The city used eminent domain to acquire additional land, sold it to New York-based MetLife and gave the company 25 years of tax breaks because New York needed more affordable housing after World War II.
Louisiana Purchase
The sale may be the biggest real estate transaction in U.S. history, said Steve Murray, editor of Real Trends, a residential real estate communications company. The United States government paid $15 million for the Louisiana Purchase in 1803, the equivalent of $277 million in today's dollars, according to the historical price calculator measuringworth.com.

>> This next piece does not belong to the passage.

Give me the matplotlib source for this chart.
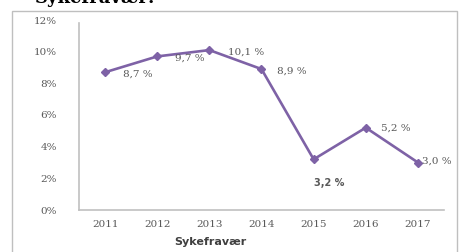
import matplotlib
matplotlib.use('Agg')
from matplotlib import pyplot as plt
from matplotlib.patches import Rectangle

years = ['2011', '2012', '2013', '2014', '2015', '2016', '2017']
values = [8.7, 9.7, 10.1, 8.9, 3.2, 5.2, 3.0]
labels = ['8,7 %', '9,7 %', '10,1 %', '8,9 %', '3,2 %', '5,2 %', '3,0 %']
yticks = [0, 2, 4, 6, 8, 10, 12]

def main():
  grey = '#595959'
  purple = '#7e62a6'
  fig = plt.figure(figsize=(4.6, 2.52), dpi=100)

  # outer chart frame
  fig.patches.append(Rectangle((12/460, -0.01), 445/460, 1 - 11/252 + 0.01,
                               transform=fig.transFigure, fill=False,
                               edgecolor='#bfbfbf', linewidth=1.0))
  # cut-off caption above the frame
  fig.text(0.075, 1.045, 'Sykefravær:', family='DejaVu Serif', weight='bold',
           fontsize=13, color='black', ha='left', va='top')

  ax = fig.add_axes([79/460, 1 - 210/252, 365/460, 190/252])
  x = list(range(len(years)))
  ax.plot(x, values, '-D', color=purple, linewidth=1.9, markersize=4.5)
  ax.set_xlim(-0.5, len(years) - 0.5)
  ax.set_ylim(0, 12)
  ax.set_xticks(x)
  ax.set_xticklabels(years)
  ax.set_yticks(yticks)
  ax.set_yticklabels([f'{t}%' for t in yticks])
  for lab in ax.get_xticklabels() + ax.get_yticklabels():
    lab.set_family('DejaVu Serif')
    lab.set_fontsize(7.5)
    lab.set_color(grey)
  ax.tick_params(axis='both', length=0)
  ax.tick_params(axis='y', pad=16)
  ax.tick_params(axis='x', pad=7)
  for s in ['top', 'right']:
    ax.spines[s].set_visible(False)
  ax.spines['left'].set_color('#c0c0c0')
  ax.spines['bottom'].set_color('#c0c0c0')
  ax.spines['left'].set_linewidth(1.2)
  ax.spines['bottom'].set_linewidth(1.2)
  ax.spines['left'].set_bounds(0, 11.8)

  offsets = [(18, -2), (18, -2), (19, -2), (16, -2), (0, -24), (15, -1), (4, 1)]
  for i, (v, t) in enumerate(zip(values, labels)):
    dx, dy = offsets[i]
    bold = i == 4
    ax.annotate(t, (x[i], v), xytext=(dx, dy), textcoords='offset pixels',
                ha='left', va='center', fontsize=7 if bold else 7.5, color=grey,
                family='DejaVu Sans' if bold else 'DejaVu Serif',
                weight='bold' if bold else 'normal')

  fig.text(210/460, 1 - 242/252, 'Sykefravær', family='DejaVu Sans', weight='bold',
           fontsize=8, color='#404040', ha='center', va='center')

  fig.savefig('out.png', dpi=100)
  plt.close()

if __name__ == '__main__':
  main()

The median price of new homes in the U.S. was $237,000 in August, up .34 percent from $236,200 a month earlier, according to the U.S. Census bureau. The median price of Manhattan condos rose 1.5 percent to $990,000 in the second quarter from $975,000 in the first, according to Miller Samuel Inc., the biggest Manhattan appraiser.
Rents Rising
Median rents in Manhattan's most-popular neighborhoods rose as much as 9.7 percent between June 2004 and December 2005. The vacancy rate for apartments in Manhattan for the second quarter was 0.55 percent, compared with 0.78 percent in the first quarter, according to New York broker Citi Habitats.
MetLife first said in July it might sell the property. It hired CB Richard Ellis, the nation's largest commercial real estate broker, to do so. Final offers with deposits were due Oct. 16 and the sale should close by Nov. 15, according to documents CBRE sent to bidders.

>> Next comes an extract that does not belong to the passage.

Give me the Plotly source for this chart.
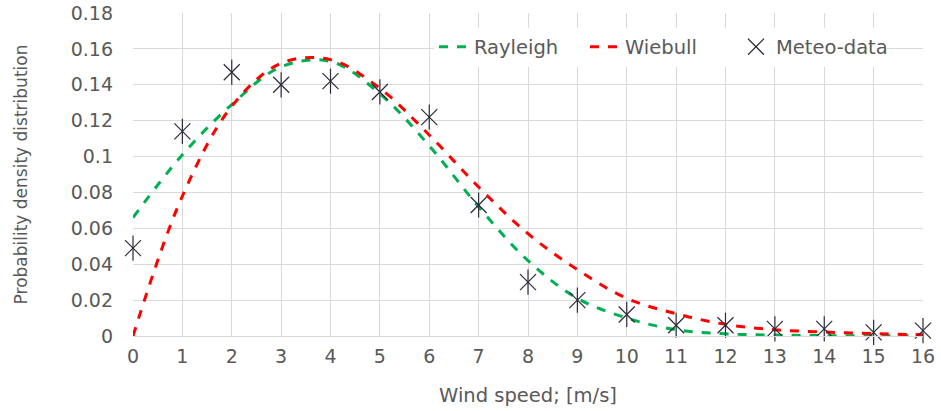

The current tenants' best hope of keeping the apartments as below-market-rate rentals in perpetuity was a bid by a group led by the New York City Central Labor Council of the AFL-CIO, which controls two pension fund trusts with $5 billion earmarked for real estate investment.
New York City Councilman Daniel R. Garodnick, a life-long resident of Stuyvesant Town and Peter Cooper Village, said the tenant-backed bid planned for some apartments to be sold at market price, others at more ``affordable'' rates, and some retained as rentals.
Rent Controls
Rent regulation keeps prices below market value and limits annual increases. It doesn't allow a new landlord to break the life-long residency rights of tenants. Owners can turn such apartments into co-ops or condos through a series of steps starting with offering to sell units to their occupants. Next, at least 15 percent would have to agree to buy. No regulated tenant could be kicked out if they didn't want to do so.
Otherwise, the new landlord would have to wait until rent- regulated units reach $2,000 per month and a tenant's household income exceeds $175,000 for two consecutive years.
MetLife required potential buyers to sign confidentiality agreements before receiving bid documents. That and the intense competition for the iconic property -- which some real estate observers have put on a par with the sale of Rockefeller Center or the Empire State Building -- has kept much of the sales process secret.